- Date: 6–11 January
- Edition: 2nd
- Surface: Hard (indoor)
- Location: Nottingham, United Kingdom

Champions

Singles
- Viktor Durasovic

Doubles
- Jonáš Forejtek / Michael Vrbenský
- ← 2024 · Lexus Nottingham Challenger · 2025 →

= 2025 Lexus Nottingham Challenger =

The 2025 Lexus Nottingham Challenger was a professional tennis tournament played on indoor hard courts. It was the second edition of the tournament which was part of the 2025 ATP Challenger Tour. It took place in Nottingham, United Kingdom between 6 and 11 January 2025.
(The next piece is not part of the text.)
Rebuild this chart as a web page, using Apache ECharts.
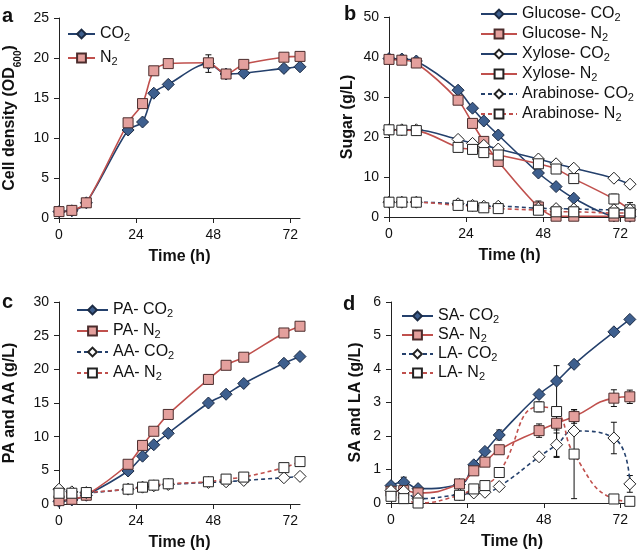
<!DOCTYPE html>
<html>
<head>
<meta charset="utf-8">
<script src="https://cdn.jsdelivr.net/npm/echarts@6/dist/echarts.min.js"></script>
<style>
  html, body { margin: 0; padding: 0; background: #fff; }
  #chart { width: 638px; height: 555px; }
</style>
</head>
<body>
<div id="chart"></div>
<script>
// sampling times (h), shared by all panels
const time = [0, 4, 8.5, 21.5, 26, 29.5, 34, 46.5, 52, 57.5, 70, 75];
const xTicks = [0, 24, 48, 72];

// a - cell density (OD600)
const odCO2 = [0.8, 0.9, 1.9, 11.0, 12.0, 15.6, 16.7, 19.3, 18.0, 18.1, 18.7, 18.9];
const odN2 = [0.8, 0.95, 1.9, 11.9, 14.3, 18.4, 19.3, 19.4, 18.0, 19.2, 20.1, 20.2];
const odCO2Err = [0, 0.3, 0, 0, 0, 0, 0, 1.1, 0, 0.4, 0.4, 0];
const odN2Err = [0, 0, 0, 0, 0, 0, 0, 0.5, 0.3, 0, 0.45, 0];

// b - sugars (g/L)
const glcCO2 = [39.6, 39.5, 39.0, 31.7, 27.2, 24.0, 20.5, 11.0, 7.6, 4.7, 0.3, 0.2];
const glcN2 = [39.4, 39.2, 38.5, 29.2, 23.4, 18.9, 13.9, 2.5, 0.2, 0.2, 0.2, 0.2];
const xylCO2 = [21.8, 21.8, 21.8, 19.4, 18.4, 17.9, 17.0, 14.5, 13.3, 12.2, 9.7, 8.2];
const xylN2 = [21.8, 21.7, 21.6, 17.4, 16.9, 16.1, 15.5, 13.3, 12.0, 9.6, 4.5, 1.8];
const araCO2 = [3.7, 3.7, 3.7, 3.3, 2.9, 2.7, 2.7, 2.2, 2.1, 2.0, 1.8, 1.8];
const araN2 = [3.7, 3.7, 3.7, 2.9, 2.7, 2.3, 2.1, 1.7, 1.3, 1.3, 1.0, 1.0];
const glcN2Err = [0, 0, 0, 0, 0, 0, 0, 1.5, 0, 0, 0, 0];
const xylN2Err = [0, 0, 0, 0, 0, 0, 0, 0, 0, 0, 1.2, 1.8];

// c - propionic and acetic acid (g/L)
const paCO2 = [0.4, 0.6, 1.3, 4.9, 7.1, 8.8, 10.5, 15.0, 16.3, 17.9, 20.9, 21.9];
const paN2 = [0.5, 0.7, 1.3, 5.9, 8.7, 10.8, 13.3, 18.5, 20.6, 21.8, 25.4, 26.4];
const aaCO2 = [2.2, 1.8, 1.7, 2.2, 2.5, 2.7, 2.9, 3.2, 3.3, 3.5, 3.9, 4.1];
const aaN2 = [1.6, 1.6, 1.7, 2.2, 2.5, 2.8, 3.0, 3.3, 3.7, 4.0, 5.4, 6.3];
const paN2Err = [0, 0, 0, 0, 0, 0, 0, 0.5, 0.5, 0, 0, 0];

// d - succinic and lactic acid (g/L)
const saCO2 = [0.52, 0.62, 0.43, 0.55, 1.14, 1.54, 2.03, 3.24, 3.64, 4.14, 5.11, 5.48];
const saN2 = [0.35, 0.37, 0.3, 0.57, 0.96, 1.22, 1.59, 2.16, 2.38, 2.58, 3.13, 3.17];
const laCO2 = [0.37, 0.35, 0.13, 0.25, 0.3, 0.32, 0.49, 1.38, 1.74, 2.15, 1.94, 0.57];
const laN2 = [0.2, 0.13, 0.0, 0.23, 0.42, 0.52, 0.91, 2.87, 2.73, 1.46, 0.12, 0.05];
const saCO2Err = [0, 0.15, 0, 0, 0, 0, 0.15, 0, 0, 0, 0, 0];
const saN2Err = [0, 0, 0, 0, 0, 0, 0, 0.2, 0.2, 0.2, 0.25, 0.2];
const laCO2Err = [0, 0, 0, 0, 0, 0, 0, 0, 0.35, 0, 0.47, 0.25];
const laN2Err = [0, 0, 0, 0, 0, 0, 0, 0.15, 1.37, 1.33, 0, 0];

const FONT = '"Liberation Sans", Arial, sans-serif';
const NAVY = '#24406c';
const RED = '#c0504d';

const styles = {
  co2: { symbol: 'diamond', size: 12, fill: '#3e5f8e', border: '#1c2b44', color: NAVY, dash: 'solid' },
  n2: { symbol: 'rect', size: 10, fill: '#e4a09d', border: '#4b2c2c', color: RED, dash: 'solid' },
  co2o: { symbol: 'diamond', size: 12, fill: '#fff', border: '#222', color: NAVY, dash: 'solid' },
  n2o: { symbol: 'rect', size: 10, fill: '#fff', border: '#222', color: RED, dash: 'solid' },
  co2d: { symbol: 'diamond', size: 12, fill: '#fff', border: '#222', color: NAVY, dash: [4, 3] },
  n2d: { symbol: 'rect', size: 10, fill: '#fff', border: '#222', color: RED, dash: [4, 3] },
};

const pair = (ys) => time.map((t, i) => [t, ys[i]]);

function line(name, idx, ys, kind) {
  const s = styles[kind];
  return {
    name, type: 'line', xAxisIndex: idx, yAxisIndex: idx,
    data: pair(ys), smooth: idx === 3 ? 0.5 : 0.3, z: 3,
    symbol: s.symbol, symbolSize: s.size, showAllSymbol: true,
    lineStyle: { color: s.color, width: 1.6, type: s.dash },
    itemStyle: { color: s.fill, borderColor: s.border, borderWidth: 1 },
    emphasis: { disabled: true },
  };
}

function errs(idx, ys, err) {
  return {
    type: 'custom', xAxisIndex: idx, yAxisIndex: idx, z: 2,
    data: time.map((t, i) => [t, ys[i], err[i]]).filter((d) => d[2] > 0),
    encode: { x: 0, y: 1 },
    renderItem(params, api) {
      const x = api.value(0), y = api.value(1), e = api.value(2);
      const hi = api.coord([x, y + e]);
      const lo = api.coord([x, y - e]);
      const st = { stroke: '#111', lineWidth: 1 };
      return {
        type: 'group',
        children: [
          { type: 'line', shape: { x1: hi[0], y1: hi[1], x2: lo[0], y2: lo[1] }, style: st },
          { type: 'line', shape: { x1: hi[0] - 3, y1: hi[1], x2: hi[0] + 3, y2: hi[1] }, style: st },
          { type: 'line', shape: { x1: lo[0] - 3, y1: lo[1], x2: lo[0] + 3, y2: lo[1] }, style: st },
        ],
      };
    },
  };
}

const grids = [
  { left: 59, top: 18, width: 241, height: 200 },
  { left: 389, top: 17, width: 241, height: 200 },
  { left: 59, top: 302, width: 241, height: 202 },
  { left: 391, top: 302, width: 242, height: 201 },
];

const axisCommon = {
  axisLine: { lineStyle: { color: '#222', width: 1 } },
  axisTick: { length: 5, lineStyle: { color: '#222' } },
  splitLine: { show: false },
  nameTextStyle: { fontFamily: FONT, fontSize: 16, fontWeight: 'bold', color: '#111',
    rich: { s: { fontSize: 10, fontWeight: 'bold', fontFamily: FONT, verticalAlign: 'bottom', padding: [0, 0, -5, 0] } } },
};

const xAxes = [75, 75, 75, 76].map((mx, i) => ({
  ...axisCommon, type: 'value', gridIndex: i, min: 0, max: mx,
  name: 'Time (h)', nameLocation: 'middle', nameGap: 31,
  axisTick: { ...axisCommon.axisTick, customValues: xTicks },
  axisLabel: { customValues: xTicks, fontFamily: FONT, fontSize: 14, color: '#111', margin: 10 },
}));

const yInfo = [
  { max: 25, step: 5, name: 'Cell density (OD{s|600})', gap: 41 },
  { max: 50, step: 10, name: 'Sugar (g/L)', gap: 33 },
  { max: 30, step: 5, name: 'PA and AA (g/L)', gap: 41 },
  { max: 6, step: 1, name: 'SA and LA (g/L)', gap: 27 },
];
const yAxes = yInfo.map((y, i) => ({
  ...axisCommon, type: 'value', gridIndex: i, min: 0, max: y.max, interval: y.step,
  name: y.name, nameLocation: 'middle', nameGap: y.gap,
  axisLabel: { fontFamily: FONT, fontSize: 14, color: '#111', margin: 10 },
}));

const legendCommon = {
  orient: 'vertical', padding: 0, itemHeight: 11,
  selectedMode: false,
  formatter: (n) => n.replace(/([A-Z])2$/, '$1{s|2}'),
  textStyle: { fontFamily: FONT, fontSize: 16, lineHeight: 18, color: '#111',
    rich: { s: { fontSize: 11, lineHeight: 12, fontFamily: FONT, verticalAlign: 'bottom' } } },
};

const option = {
  backgroundColor: '#fff',
  animation: false,
  grid: grids,
  xAxis: xAxes,
  yAxis: yAxes,
  legend: [
    { ...legendCommon, data: ['CO2', 'N2'], left: 67, top: 25, itemWidth: 27, itemGap: 6 },
    { ...legendCommon, data: ['Glucose- CO2', 'Glucose- N2', 'Xylose- CO2', 'Xylose- N2', 'Arabinose- CO2', 'Arabinose- N2'],
      left: 480, top: 5, itemWidth: 36, itemGap: 2 },
    { ...legendCommon, data: ['PA- CO2', 'PA- N2', 'AA- CO2', 'AA- N2'], left: 76, top: 301, itemWidth: 31, itemGap: 3 },
    { ...legendCommon, data: ['SA- CO2', 'SA- N2', 'LA- CO2', 'LA- N2'], left: 401, top: 307, itemWidth: 31, itemGap: 1 },
  ],
  graphic: [
    { type: 'text', left: 2, top: 6, style: { text: 'a', font: 'bold 20px ' + FONT, fill: '#111' } },
    { type: 'text', left: 344, top: 4, style: { text: 'b', font: 'bold 20px ' + FONT, fill: '#111' } },
    { type: 'text', left: 2, top: 292, style: { text: 'c', font: 'bold 20px ' + FONT, fill: '#111' } },
    { type: 'text', left: 343, top: 294, style: { text: 'd', font: 'bold 20px ' + FONT, fill: '#111' } },
  ],
  series: [
    errs(0, odCO2, odCO2Err), errs(0, odN2, odN2Err),
    line('CO2', 0, odCO2, 'co2'),
    line('N2', 0, odN2, 'n2'),

    errs(1, glcN2, glcN2Err), errs(1, xylN2, xylN2Err),
    line('Glucose- CO2', 1, glcCO2, 'co2'),
    line('Glucose- N2', 1, glcN2, 'n2'),
    line('Xylose- CO2', 1, xylCO2, 'co2o'),
    line('Xylose- N2', 1, xylN2, 'n2o'),
    line('Arabinose- CO2', 1, araCO2, 'co2d'),
    line('Arabinose- N2', 1, araN2, 'n2d'),

    errs(2, paN2, paN2Err),
    line('PA- CO2', 2, paCO2, 'co2'),
    line('PA- N2', 2, paN2, 'n2'),
    line('AA- CO2', 2, aaCO2, 'co2d'),
    line('AA- N2', 2, aaN2, 'n2d'),

    errs(3, saCO2, saCO2Err), errs(3, saN2, saN2Err),
    errs(3, laCO2, laCO2Err), errs(3, laN2, laN2Err),
    line('SA- CO2', 3, saCO2, 'co2'),
    line('SA- N2', 3, saN2, 'n2'),
    line('LA- CO2', 3, laCO2, 'co2d'),
    line('LA- N2', 3, laN2, 'n2d'),
  ],
};

const chart = echarts.init(document.getElementById('chart'));
chart.setOption(option);
</script>
</body>
</html>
==Singles main-draw entrants==
===Seeds===

| Country | Player | Rank^{1} | Seed |
|---|---|---|---|
| JOR | Abdullah Shelbayh | 250 | 1 |
| LTU | Edas Butvilas | 252 | 2 |
| GBR | Jay Clarke | 264 | 3 |
| USA | Aidan Mayo | 271 | 4 |
| CRO | Dino Prižmić | 292 | 5 |
| CRO | Mili Poljičak | 295 | 6 |
| BEL | Michael Geerts | 298 | 7 |
| LUX | Chris Rodesch | 300 | 8 |

- ^{1} Rankings are as of 30 December 2024.

===Other entrants===
The following players received wildcards into the singles main draw:
- GBR Anton Matusevich
- GBR Ryan Peniston
- GBR Henry Searle

The following player received entry into the singles main draw using a protected ranking:
- MKD Kalin Ivanovski

The following players received entry from the qualifying draw:
- ITA Raúl Brancaccio
- NOR Nicolai Budkov Kjær
- FRA Alexis Gautier
- FRA Tristan Lamasine
- SVK Lukáš Pokorný
- GER Patrick Zahraj

The following player received entry as a lucky loser:
- SVK Norbert Gombos

==Champions==
===Singles===

- NOR Viktor Durasovic def. GBR Henry Searle 7–6^{(8–6)}, 3–6, 6–1.

===Doubles===

- CZE Jonáš Forejtek / CZE Michael Vrbenský def. CZE Jiří Barnat / CZE Filip Duda 7–6^{(7–5)}, 7–6^{(7–5)}.